§ TASK REQUIREMENTS
Retype word for word the lines lying between the line containing "Emit a Python" and the line containing "plt.rcParams['font.family'] = ['Liberation", together with those two lines themselves, and nothing besides.

§ DATA PROVIDED
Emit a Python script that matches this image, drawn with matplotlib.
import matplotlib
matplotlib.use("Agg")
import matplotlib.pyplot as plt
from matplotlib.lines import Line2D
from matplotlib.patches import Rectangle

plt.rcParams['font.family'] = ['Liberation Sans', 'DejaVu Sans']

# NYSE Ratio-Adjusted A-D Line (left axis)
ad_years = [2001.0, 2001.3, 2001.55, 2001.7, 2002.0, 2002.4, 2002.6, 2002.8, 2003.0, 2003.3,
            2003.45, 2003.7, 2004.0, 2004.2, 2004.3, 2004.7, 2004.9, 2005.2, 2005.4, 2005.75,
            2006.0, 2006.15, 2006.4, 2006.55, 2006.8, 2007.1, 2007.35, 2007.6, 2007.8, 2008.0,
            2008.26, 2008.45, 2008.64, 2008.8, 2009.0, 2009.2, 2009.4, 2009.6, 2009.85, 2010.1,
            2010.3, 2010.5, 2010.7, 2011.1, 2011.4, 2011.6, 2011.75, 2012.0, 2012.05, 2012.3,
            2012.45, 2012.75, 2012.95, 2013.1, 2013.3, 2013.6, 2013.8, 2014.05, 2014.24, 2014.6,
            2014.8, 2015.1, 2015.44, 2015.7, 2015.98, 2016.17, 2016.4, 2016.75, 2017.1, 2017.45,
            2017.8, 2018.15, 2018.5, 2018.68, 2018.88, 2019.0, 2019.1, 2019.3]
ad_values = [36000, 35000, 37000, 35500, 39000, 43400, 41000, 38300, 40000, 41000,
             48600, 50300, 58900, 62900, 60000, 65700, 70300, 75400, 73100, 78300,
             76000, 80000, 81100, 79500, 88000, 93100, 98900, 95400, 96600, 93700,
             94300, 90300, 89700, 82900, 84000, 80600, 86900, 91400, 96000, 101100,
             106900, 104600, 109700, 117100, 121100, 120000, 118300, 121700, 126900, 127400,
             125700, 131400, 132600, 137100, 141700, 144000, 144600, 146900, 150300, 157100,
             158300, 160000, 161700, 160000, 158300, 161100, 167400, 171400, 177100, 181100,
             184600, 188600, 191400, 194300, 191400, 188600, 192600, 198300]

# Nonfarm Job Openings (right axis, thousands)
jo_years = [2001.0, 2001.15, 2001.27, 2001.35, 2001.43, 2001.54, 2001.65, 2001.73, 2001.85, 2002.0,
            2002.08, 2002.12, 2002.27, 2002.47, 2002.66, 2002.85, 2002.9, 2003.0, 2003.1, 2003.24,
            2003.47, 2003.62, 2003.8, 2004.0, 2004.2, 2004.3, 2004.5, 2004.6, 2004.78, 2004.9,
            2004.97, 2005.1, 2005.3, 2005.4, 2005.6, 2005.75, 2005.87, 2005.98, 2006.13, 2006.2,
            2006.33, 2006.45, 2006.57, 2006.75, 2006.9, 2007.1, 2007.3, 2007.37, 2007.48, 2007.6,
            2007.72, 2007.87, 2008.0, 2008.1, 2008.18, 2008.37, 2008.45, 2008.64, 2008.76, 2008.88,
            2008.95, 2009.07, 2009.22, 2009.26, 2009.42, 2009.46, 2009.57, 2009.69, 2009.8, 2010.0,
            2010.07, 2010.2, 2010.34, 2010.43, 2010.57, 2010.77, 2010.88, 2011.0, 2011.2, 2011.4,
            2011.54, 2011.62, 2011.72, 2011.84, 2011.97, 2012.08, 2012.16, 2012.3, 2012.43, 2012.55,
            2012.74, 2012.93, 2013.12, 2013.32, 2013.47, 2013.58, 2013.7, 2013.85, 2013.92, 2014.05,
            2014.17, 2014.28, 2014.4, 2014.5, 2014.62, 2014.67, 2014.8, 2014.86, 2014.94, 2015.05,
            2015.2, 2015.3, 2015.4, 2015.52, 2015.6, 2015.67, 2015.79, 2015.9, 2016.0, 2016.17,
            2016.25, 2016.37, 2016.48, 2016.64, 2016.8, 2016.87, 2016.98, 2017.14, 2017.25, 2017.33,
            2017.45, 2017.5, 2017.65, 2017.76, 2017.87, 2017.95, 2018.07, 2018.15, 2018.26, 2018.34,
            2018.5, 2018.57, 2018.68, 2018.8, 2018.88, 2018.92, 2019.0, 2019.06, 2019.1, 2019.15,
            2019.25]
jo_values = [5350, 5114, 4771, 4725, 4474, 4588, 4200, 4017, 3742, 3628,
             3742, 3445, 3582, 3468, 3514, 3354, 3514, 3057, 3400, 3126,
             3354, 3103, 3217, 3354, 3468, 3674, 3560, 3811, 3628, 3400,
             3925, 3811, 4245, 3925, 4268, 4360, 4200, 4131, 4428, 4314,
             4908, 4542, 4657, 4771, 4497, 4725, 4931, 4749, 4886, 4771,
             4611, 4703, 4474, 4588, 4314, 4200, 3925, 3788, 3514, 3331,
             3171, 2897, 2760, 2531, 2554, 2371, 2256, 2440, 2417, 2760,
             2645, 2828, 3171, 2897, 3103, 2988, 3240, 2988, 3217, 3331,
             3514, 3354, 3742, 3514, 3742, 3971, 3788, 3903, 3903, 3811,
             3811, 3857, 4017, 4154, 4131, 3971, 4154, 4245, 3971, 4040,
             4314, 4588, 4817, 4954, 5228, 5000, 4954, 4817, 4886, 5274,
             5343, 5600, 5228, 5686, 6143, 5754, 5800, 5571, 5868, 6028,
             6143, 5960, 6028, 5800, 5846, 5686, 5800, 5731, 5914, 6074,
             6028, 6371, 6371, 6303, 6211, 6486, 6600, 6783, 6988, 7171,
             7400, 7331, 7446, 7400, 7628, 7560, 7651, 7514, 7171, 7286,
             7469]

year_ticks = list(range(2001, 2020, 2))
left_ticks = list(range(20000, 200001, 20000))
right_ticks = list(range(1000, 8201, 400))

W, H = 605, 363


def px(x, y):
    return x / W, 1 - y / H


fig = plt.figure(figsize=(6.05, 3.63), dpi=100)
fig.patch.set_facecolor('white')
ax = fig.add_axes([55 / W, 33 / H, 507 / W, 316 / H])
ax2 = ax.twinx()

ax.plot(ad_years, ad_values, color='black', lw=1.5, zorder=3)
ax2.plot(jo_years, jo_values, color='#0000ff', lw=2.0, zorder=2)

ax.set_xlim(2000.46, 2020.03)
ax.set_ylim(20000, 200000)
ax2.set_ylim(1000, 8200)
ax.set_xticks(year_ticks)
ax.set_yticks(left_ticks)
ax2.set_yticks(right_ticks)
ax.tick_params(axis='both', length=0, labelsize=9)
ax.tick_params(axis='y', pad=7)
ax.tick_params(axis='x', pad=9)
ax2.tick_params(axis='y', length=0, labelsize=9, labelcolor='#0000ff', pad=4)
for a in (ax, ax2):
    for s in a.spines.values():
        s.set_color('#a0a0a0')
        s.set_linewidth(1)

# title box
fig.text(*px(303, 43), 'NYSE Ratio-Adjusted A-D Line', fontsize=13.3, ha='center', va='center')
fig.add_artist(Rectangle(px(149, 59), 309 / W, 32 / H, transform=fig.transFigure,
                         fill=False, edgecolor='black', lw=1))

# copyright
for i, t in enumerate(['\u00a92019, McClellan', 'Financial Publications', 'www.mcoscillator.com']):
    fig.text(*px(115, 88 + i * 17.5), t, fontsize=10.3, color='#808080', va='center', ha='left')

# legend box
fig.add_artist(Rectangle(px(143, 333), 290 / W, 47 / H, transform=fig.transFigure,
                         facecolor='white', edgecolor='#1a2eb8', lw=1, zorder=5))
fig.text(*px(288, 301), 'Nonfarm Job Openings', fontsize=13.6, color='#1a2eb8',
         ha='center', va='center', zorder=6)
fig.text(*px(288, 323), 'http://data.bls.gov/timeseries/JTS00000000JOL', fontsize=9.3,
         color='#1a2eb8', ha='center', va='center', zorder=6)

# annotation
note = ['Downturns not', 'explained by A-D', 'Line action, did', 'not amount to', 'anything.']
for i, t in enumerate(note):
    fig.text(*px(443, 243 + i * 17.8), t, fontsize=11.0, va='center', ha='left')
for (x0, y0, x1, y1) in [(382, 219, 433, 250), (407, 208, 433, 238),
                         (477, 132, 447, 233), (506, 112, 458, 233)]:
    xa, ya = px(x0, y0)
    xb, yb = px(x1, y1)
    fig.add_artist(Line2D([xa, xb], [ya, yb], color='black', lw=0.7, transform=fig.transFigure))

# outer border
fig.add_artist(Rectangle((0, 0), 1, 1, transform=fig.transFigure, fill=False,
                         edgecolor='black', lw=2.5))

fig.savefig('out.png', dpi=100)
==
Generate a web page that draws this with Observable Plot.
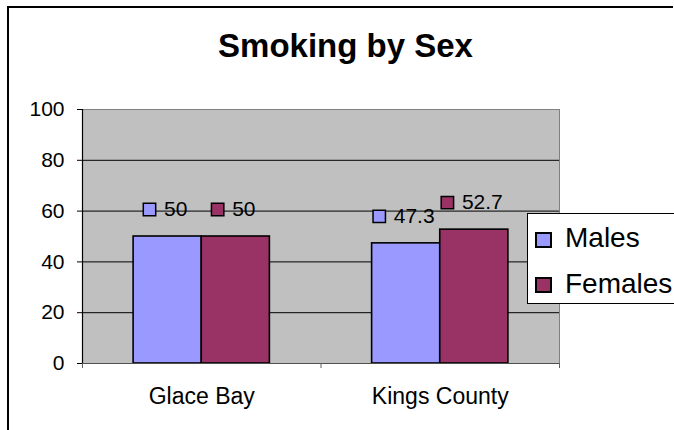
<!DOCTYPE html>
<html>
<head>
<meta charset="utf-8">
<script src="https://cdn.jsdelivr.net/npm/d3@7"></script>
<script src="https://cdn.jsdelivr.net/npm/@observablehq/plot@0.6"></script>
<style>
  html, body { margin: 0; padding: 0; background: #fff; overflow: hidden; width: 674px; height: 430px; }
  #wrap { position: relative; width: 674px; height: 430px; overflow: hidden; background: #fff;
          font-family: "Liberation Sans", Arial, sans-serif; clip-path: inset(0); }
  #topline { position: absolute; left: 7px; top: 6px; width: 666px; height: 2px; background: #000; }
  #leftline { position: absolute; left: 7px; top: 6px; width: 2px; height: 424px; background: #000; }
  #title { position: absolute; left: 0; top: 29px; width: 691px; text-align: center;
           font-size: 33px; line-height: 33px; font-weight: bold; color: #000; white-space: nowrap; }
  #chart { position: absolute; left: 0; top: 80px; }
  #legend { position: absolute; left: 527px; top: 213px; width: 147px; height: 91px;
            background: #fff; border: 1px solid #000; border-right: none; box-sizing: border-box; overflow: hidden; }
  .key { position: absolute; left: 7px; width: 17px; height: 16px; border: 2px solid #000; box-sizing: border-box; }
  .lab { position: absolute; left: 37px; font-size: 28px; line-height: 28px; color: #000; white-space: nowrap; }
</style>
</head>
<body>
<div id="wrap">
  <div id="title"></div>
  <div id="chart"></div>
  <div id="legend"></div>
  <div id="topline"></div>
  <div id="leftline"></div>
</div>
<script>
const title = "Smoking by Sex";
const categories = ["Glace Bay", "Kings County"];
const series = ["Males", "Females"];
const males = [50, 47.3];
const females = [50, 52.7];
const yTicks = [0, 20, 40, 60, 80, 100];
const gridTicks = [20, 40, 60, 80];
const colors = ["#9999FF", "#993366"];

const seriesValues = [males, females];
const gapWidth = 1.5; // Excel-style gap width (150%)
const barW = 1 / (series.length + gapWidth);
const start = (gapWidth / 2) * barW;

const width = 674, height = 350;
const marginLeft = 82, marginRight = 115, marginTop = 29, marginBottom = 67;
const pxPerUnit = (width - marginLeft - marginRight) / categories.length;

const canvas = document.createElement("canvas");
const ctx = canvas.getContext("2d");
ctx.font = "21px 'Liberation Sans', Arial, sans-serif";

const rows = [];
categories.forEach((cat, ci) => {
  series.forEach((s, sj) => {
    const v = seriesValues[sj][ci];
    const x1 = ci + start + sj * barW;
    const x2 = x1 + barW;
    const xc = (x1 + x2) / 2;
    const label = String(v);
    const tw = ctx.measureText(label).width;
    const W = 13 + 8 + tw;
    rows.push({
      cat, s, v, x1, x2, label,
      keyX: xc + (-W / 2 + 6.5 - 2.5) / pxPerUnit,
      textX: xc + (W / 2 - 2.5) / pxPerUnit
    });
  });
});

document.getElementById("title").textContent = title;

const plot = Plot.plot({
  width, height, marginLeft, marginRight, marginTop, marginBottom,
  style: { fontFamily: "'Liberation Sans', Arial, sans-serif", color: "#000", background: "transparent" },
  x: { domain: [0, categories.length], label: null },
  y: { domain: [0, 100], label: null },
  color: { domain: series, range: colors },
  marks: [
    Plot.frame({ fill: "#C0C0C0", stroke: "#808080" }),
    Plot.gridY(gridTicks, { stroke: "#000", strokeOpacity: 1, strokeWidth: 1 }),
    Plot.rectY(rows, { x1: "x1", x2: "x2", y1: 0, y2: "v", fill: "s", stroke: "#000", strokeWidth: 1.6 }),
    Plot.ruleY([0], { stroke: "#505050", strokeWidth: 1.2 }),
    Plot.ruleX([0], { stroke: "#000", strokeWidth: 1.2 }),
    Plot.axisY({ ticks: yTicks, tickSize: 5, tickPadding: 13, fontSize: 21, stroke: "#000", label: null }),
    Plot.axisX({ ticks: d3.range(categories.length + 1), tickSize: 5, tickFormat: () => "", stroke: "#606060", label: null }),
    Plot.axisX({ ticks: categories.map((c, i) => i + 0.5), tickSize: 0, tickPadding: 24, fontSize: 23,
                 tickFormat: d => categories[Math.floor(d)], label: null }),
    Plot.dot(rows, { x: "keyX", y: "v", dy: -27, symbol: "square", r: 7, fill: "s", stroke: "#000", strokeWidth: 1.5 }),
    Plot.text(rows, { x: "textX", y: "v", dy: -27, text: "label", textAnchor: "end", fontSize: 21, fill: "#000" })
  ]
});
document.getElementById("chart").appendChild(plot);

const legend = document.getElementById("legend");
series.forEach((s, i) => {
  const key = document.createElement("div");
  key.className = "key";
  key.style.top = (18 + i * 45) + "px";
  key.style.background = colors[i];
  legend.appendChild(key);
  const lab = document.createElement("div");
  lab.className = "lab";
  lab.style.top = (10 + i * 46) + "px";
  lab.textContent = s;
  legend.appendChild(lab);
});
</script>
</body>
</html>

§ RIGHT ANSWER
Emit a Python script that matches this image, drawn with matplotlib.
import matplotlib
matplotlib.use("Agg")
import matplotlib.pyplot as plt
from matplotlib.lines import Line2D
from matplotlib.patches import Rectangle

plt.rcParams['font.family'] = ['Liberation Sans', 'DejaVu Sans']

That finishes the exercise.